Question

A clock with an iron pendulum keeps correct time at ${20}^{\circ }\text{C}$. If temperature is changed to ${40}^{\circ }\text{C}$, then which of the following is/are true?
[Take $\alpha =0.000012{/}^{\circ }\text{C}$]

• A. Pendulum will gain $1.2\times {10}^{-4}$ seconds per each second.
• B. Pendulum will lose $1.2\times {10}^{-4}$ seconds per each second.
• C. Pendulum will gain $10.368$ seconds/day.
• D. Pendulum will lose $10.368$ seconds/day.

Answer 1

Answer: (B), (D)

The correct options are
B Pendulum will lose $1.2\times {10}^{-4}$ seconds per each second.
D Pendulum will lose $10.368$ seconds/day.

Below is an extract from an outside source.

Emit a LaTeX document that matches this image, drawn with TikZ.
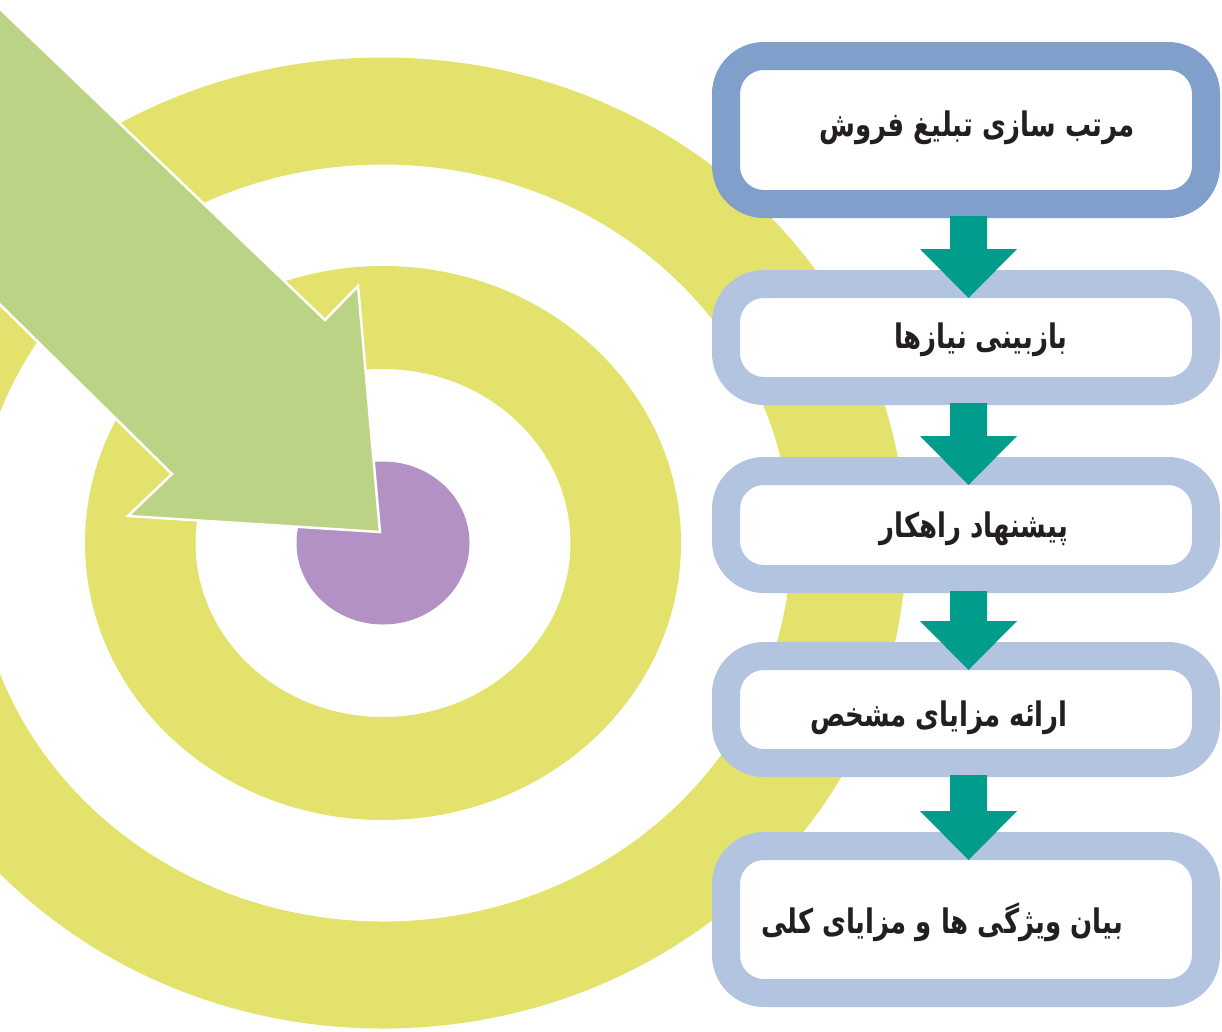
\documentclass[tikz,border=0pt]{standalone}
\usepackage{fontspec}
\newfontfamily\fa[Script=Arabic]{DejaVu Sans}
\TeXXeTstate=1
\usetikzlibrary{calc}
\definecolor{ringyellow}{HTML}{E2E26C}
\definecolor{arrowgreen}{HTML}{BBD384}
\definecolor{bullpurple}{HTML}{B491C4}
\definecolor{topblue}{HTML}{819FCB}
\definecolor{stepblue}{HTML}{B3C4E0}
\definecolor{flowteal}{HTML}{009C8C}
\definecolor{inktext}{HTML}{231F20}
% right-to-left step caption, set a little taller than the font's own shape
\newcommand\steplabel[1]{\scalebox{1}[1.3]{\beginR #1\endR}}
\begin{document}
\begin{tikzpicture}[x=1pt,y=-1pt,
  stepbox/.style={draw=stepblue, fill=white, line width=28pt, rounded corners=38pt,
    minimum width=480pt, inner sep=0pt},
  steptext/.style={font=\fa\bfseries\fontsize{26}{31}\selectfont, inner sep=0pt,
    anchor=base east, text=inktext},
  flowarrow/.style={fill=flowteal}]
\useasboundingbox (0,0) rectangle (1222,1031);
\clip (0,0) rectangle (1222,1031);

% target rings and bull's-eye
\coordinate (c) at (383,543);
\fill[ringyellow, even odd rule]
  (c) ellipse [x radius=523pt, y radius=485.5pt]
  (c) ellipse [x radius=408pt, y radius=378.5pt];
\fill[ringyellow, even odd rule]
  (c) ellipse [x radius=298pt, y radius=277pt]
  (c) ellipse [x radius=187.5pt, y radius=174pt];
\fill[bullpurple] (c) ellipse [x radius=86.5pt, y radius=81.5pt];

% big arrow pointing at the centre
\filldraw[fill=arrowgreen, draw=white, line width=2.5pt, line join=miter]
  (-30,-20) -- (325,320) -- (358,286) -- (380,532) -- (128,516)
  -- (172,474) -- (-30,275) -- cycle;

% process steps
\node[stepbox, draw=topblue, minimum height=148pt] (b1) at (966,130) {};
\node[stepbox, minimum height=107pt] (b2) at (966,337.5) {};
\node[stepbox, minimum height=108pt] (b3) at (966,525) {};
\node[stepbox, minimum height=107pt] (b4) at (966,709.5) {};
\node[stepbox, minimum height=147pt] (b5) at (966,919.5) {};

\node[steptext] (t1) at (1135,136) {\steplabel{مرتب سازی تبلیغ فروش}};
\node[steptext] (t2) at (1068,348) {\steplabel{بازبینی نیازها}};
\node[steptext] (t3) at (1068,537) {\steplabel{پیشنهاد راهکار}};
\node[steptext] (t4) at (1068,726) {\steplabel{ارائه مزایای مشخص}};
\node[steptext] (t5) at (1123,933) {\steplabel{بیان ویژگی ها و مزایای کلی}};

% connectors between the steps
\foreach \a/\b in {b1/b2, b2/b3, b3/b4, b4/b5} {
  \fill[flowarrow]
    ($(\a.south)+(-16,-2)$) -- ($(\a.south)+(21,-2)$)
    -- ($(\b.north)+(21,-21)$) -- ($(\b.north)+(51,-21)$)
    -- ($(\b.north)+(2.5,28)$)
    -- ($(\b.north)+(-46,-21)$) -- ($(\b.north)+(-16,-21)$) -- cycle;
}
\end{tikzpicture}
\end{document}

Time period of pendulum at ${20}^{\circ }\text{C}$
$T_{20}=2\pi \sqrt{\frac{l}{g}}$
where $l$ is the length of pendulum at ${20}^{\circ }\text{C}$.
Time period at ${40}^{\circ }\text{C}$
$T_{40}=2\pi \sqrt{\frac{l(1+\alpha \Delta T)}{g}}$
$\therefore$ Change in time period.
$T_{40}-T_{20}=2\pi \sqrt{\frac{l(1+\alpha \Delta T)}{g}}-2\pi \sqrt{\frac{l}{g}}$
$=2\pi \sqrt{\frac{l}{g}}(\sqrt{1+\alpha \Delta T}-1)$
$\Rightarrow \frac{T_{40}-T_{20}}{T_{20}}=\sqrt{1+\alpha \Delta T}-1$
Using binomial expansion, $\sqrt{1+\alpha \Delta T}=1+\frac{1}{2}\alpha \Delta T$
$\Rightarrow \frac{T_{40}-T_{20}}{T_{20}}=\frac{1}{2}\alpha \Delta T$

Since the time period increases, pendulum will lose time.
& Loss of time per $1$ second
$=\frac{1}{2}\times 0.000012\times 20=1.2\times {10}^{-4}\text{s}$
Loss in $24$ hr $=1.2\times {10}^{-4}\times 60\times 60\times 24$
$=10.368\text{s}$
Hence options (b) and (d) are correct.